EXERCISE DETAILS – Could you retype the lines below, starting at the line holding "Generate a LaTeX" and stopping at the line holding "minimum width=238.2pt, minimum", inclusive? Copy them exactly and drop the images.

--- start RAW RECORDS ---

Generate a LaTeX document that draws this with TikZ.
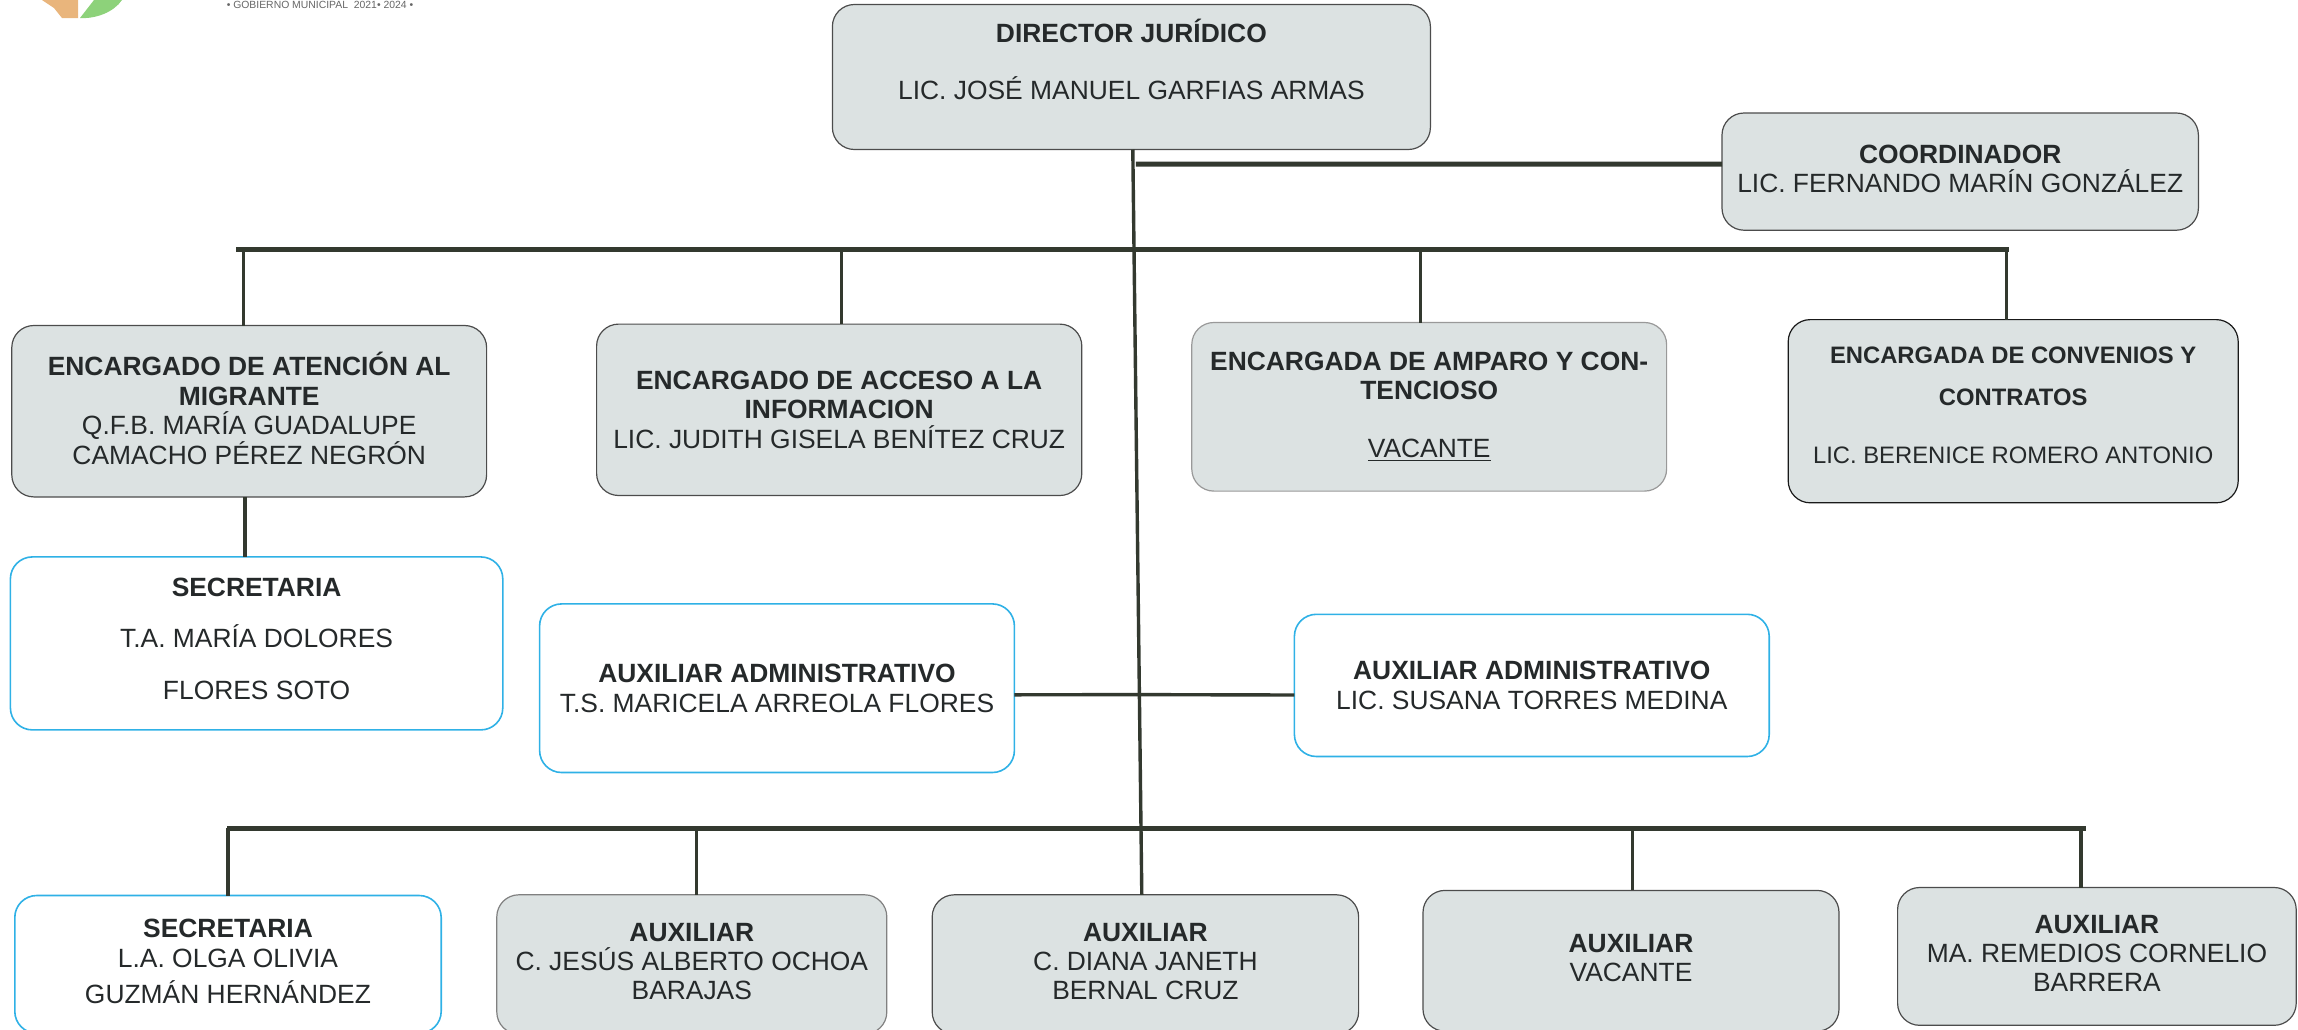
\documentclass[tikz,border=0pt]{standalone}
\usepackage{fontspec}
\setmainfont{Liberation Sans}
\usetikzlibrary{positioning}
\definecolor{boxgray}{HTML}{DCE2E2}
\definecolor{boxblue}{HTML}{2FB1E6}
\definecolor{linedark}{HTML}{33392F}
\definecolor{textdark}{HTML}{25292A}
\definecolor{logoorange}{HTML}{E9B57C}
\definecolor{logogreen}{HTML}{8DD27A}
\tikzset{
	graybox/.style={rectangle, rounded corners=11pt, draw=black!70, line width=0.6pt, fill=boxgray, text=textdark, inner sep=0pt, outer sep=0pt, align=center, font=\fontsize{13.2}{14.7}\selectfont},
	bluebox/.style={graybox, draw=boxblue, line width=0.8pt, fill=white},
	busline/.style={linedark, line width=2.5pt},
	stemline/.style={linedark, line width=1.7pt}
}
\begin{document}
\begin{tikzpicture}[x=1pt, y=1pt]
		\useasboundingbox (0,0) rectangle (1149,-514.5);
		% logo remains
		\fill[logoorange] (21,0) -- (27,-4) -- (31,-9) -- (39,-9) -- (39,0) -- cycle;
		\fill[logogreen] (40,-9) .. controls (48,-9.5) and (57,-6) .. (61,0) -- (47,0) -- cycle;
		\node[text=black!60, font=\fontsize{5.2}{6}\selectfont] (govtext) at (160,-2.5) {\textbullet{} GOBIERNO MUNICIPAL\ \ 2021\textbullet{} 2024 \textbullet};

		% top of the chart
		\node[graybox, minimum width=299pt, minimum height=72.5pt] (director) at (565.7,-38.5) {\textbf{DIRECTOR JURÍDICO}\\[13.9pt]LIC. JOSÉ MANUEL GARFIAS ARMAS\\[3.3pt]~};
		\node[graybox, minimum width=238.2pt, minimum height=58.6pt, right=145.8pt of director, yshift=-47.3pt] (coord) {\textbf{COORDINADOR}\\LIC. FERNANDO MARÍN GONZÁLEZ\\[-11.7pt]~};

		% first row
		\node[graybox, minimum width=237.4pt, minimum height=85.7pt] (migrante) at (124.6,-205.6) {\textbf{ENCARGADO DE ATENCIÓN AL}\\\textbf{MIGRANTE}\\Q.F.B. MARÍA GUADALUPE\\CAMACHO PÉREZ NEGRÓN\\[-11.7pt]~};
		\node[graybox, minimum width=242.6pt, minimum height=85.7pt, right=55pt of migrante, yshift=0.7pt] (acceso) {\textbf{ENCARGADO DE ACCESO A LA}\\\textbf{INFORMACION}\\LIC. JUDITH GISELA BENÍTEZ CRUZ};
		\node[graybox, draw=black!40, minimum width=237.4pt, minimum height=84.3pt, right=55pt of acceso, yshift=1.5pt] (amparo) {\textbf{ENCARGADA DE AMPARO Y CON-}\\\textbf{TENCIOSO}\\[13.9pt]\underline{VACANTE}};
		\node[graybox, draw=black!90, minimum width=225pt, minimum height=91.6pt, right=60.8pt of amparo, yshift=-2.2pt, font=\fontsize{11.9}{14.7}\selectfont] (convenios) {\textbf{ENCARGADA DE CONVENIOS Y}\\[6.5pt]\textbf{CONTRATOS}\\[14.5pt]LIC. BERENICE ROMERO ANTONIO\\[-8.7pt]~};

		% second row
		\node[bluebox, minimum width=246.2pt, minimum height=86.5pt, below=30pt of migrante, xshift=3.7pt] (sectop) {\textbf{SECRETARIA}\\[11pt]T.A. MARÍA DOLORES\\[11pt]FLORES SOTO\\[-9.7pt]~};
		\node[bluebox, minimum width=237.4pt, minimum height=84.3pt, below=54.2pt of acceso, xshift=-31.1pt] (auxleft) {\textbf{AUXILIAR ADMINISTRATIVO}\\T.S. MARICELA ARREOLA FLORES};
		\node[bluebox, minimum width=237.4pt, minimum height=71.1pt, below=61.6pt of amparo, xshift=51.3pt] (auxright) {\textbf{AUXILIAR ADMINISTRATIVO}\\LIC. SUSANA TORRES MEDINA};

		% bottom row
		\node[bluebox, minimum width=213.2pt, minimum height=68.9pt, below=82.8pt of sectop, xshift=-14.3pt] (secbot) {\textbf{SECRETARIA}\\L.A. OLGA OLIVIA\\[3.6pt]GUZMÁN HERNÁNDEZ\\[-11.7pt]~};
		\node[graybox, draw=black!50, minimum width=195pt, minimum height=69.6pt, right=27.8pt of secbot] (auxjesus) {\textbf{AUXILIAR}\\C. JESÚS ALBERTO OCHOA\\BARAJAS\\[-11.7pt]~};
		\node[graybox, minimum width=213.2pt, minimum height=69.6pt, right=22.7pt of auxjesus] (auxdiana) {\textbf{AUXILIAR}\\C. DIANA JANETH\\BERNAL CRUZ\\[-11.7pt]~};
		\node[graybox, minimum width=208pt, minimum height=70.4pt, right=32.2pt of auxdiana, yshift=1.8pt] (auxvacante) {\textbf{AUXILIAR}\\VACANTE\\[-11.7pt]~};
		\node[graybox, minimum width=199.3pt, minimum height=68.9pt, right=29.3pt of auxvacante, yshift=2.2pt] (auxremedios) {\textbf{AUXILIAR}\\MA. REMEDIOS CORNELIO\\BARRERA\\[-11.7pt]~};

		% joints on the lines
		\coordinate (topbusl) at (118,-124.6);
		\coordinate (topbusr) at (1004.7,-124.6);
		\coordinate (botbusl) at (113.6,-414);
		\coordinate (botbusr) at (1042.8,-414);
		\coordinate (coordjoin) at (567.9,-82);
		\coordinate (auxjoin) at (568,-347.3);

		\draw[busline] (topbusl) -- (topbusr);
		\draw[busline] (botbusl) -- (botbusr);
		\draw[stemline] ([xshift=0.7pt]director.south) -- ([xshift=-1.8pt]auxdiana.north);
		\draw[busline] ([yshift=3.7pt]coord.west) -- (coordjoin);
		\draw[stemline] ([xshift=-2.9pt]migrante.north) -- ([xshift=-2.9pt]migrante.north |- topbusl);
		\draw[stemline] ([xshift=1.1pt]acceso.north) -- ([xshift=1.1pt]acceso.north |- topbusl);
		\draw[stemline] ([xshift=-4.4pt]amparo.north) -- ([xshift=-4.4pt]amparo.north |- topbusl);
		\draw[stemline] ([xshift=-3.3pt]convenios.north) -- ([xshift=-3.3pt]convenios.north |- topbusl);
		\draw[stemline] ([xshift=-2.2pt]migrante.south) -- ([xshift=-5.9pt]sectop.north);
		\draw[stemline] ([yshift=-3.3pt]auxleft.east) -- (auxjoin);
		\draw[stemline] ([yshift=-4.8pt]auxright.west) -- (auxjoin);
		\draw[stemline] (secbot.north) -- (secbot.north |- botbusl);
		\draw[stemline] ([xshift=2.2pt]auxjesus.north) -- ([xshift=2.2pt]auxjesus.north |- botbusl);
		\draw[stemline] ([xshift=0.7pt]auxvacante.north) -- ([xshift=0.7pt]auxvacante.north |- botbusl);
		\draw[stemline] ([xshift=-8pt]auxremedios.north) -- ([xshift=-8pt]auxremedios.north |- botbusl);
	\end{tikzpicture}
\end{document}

--- end RAW RECORDS ---
--- start RAW RECORDS ---

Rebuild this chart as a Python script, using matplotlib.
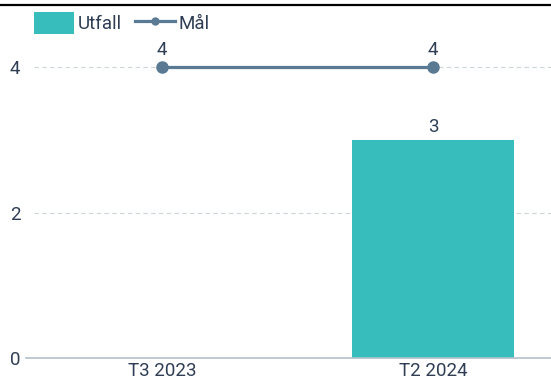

--- end RAW RECORDS ---

SOLUTION BELOW –
Generate a LaTeX document that draws this with TikZ.
\documentclass[tikz,border=0pt]{standalone}
\usepackage{fontspec}
\setmainfont{Liberation Sans}
\usetikzlibrary{positioning}
\definecolor{boxgray}{HTML}{DCE2E2}
\definecolor{boxblue}{HTML}{2FB1E6}
\definecolor{linedark}{HTML}{33392F}
\definecolor{textdark}{HTML}{25292A}
\definecolor{logoorange}{HTML}{E9B57C}
\definecolor{logogreen}{HTML}{8DD27A}
\tikzset{
	graybox/.style={rectangle, rounded corners=11pt, draw=black!70, line width=0.6pt, fill=boxgray, text=textdark, inner sep=0pt, outer sep=0pt, align=center, font=\fontsize{13.2}{14.7}\selectfont},
	bluebox/.style={graybox, draw=boxblue, line width=0.8pt, fill=white},
	busline/.style={linedark, line width=2.5pt},
	stemline/.style={linedark, line width=1.7pt}
}
\begin{document}
\begin{tikzpicture}[x=1pt, y=1pt]
		\useasboundingbox (0,0) rectangle (1149,-514.5);
		% logo remains
		\fill[logoorange] (21,0) -- (27,-4) -- (31,-9) -- (39,-9) -- (39,0) -- cycle;
		\fill[logogreen] (40,-9) .. controls (48,-9.5) and (57,-6) .. (61,0) -- (47,0) -- cycle;
		\node[text=black!60, font=\fontsize{5.2}{6}\selectfont] (govtext) at (160,-2.5) {\textbullet{} GOBIERNO MUNICIPAL\ \ 2021\textbullet{} 2024 \textbullet};

		% top of the chart
		\node[graybox, minimum width=299pt, minimum height=72.5pt] (director) at (565.7,-38.5) {\textbf{DIRECTOR JURÍDICO}\\[13.9pt]LIC. JOSÉ MANUEL GARFIAS ARMAS\\[3.3pt]~};
		\node[graybox, minimum width=238.2pt, minimum height=58.6pt, right=145.8pt of director, yshift=-47.3pt] (coord) {\textbf{COORDINADOR}\\LIC. FERNANDO MARÍN GONZÁLEZ\\[-11.7pt]~};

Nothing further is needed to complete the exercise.